Mosko did not provide many details beyond that, brushing aside reports that he had clashed with his boss, Sony Entertainment CEO Michael Lynton. In a press release, Sony said that Mosko stepped down and would have a consulting role.

“We’ve had a pretty good run together,” Mosko said of Lynton. “He gave me complete autonomy.”

Mosko recounted an oft-told tale of Lynton’s skepticism when the company was pitched “Breaking Bad,” a drama about a terminally ill high school teacher played by Bryan Cranston, then best known for the sitcom “Malcolm in the Middle.” Lynton initially said it was the worst idea he’d ever heard, Mosko said.

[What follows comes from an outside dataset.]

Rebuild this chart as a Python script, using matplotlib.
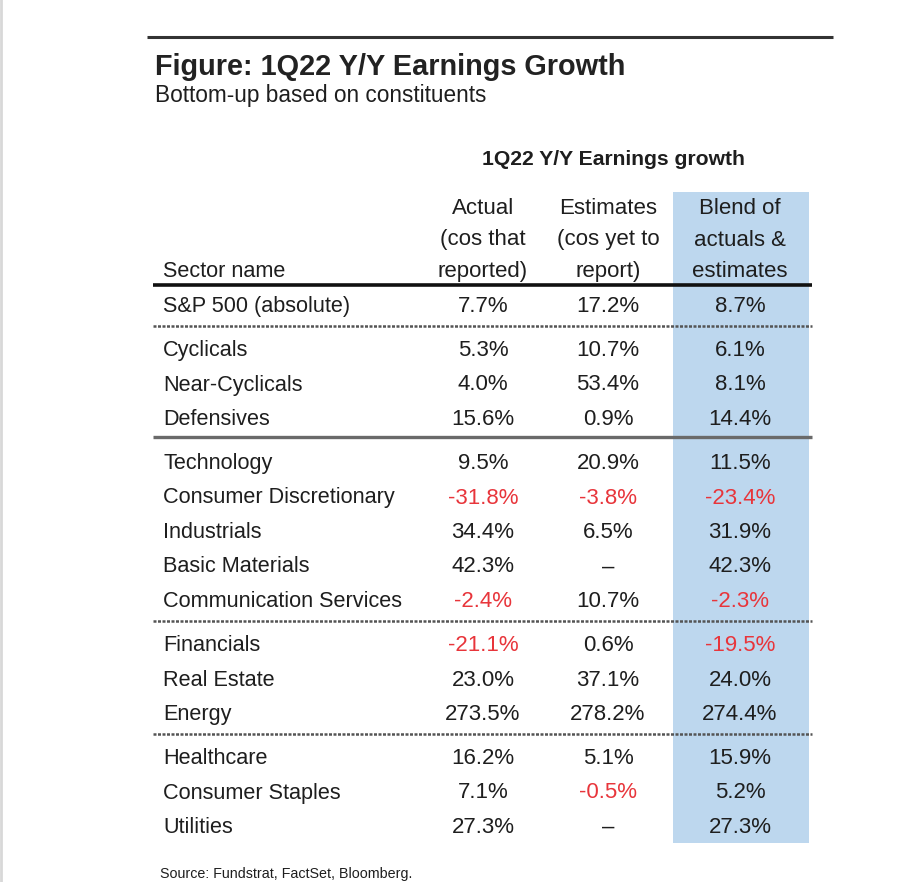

But “he didn’t say [we] couldn’t do it,” Mosko said.

Mosko did make it clear that the Sony hack — when thousands of e-mails were leaked with details of private studio business — was a deeply disruptive event that continues to shake the company.

“You’d wake up in the morning wondering, What’s gonna happen today?” Mosko said. “That’s a horrible feeling.”

Perhaps the most awkward moment of the interview came at the beginning, when Mosko showed a promotional reel highlighting all of the TV shows made by his now-former employer.

“I made this tape, so I feel like I have to show it,” Mosko said to audience laughter.

“Let me be clear about this: I am not going away,” he said later.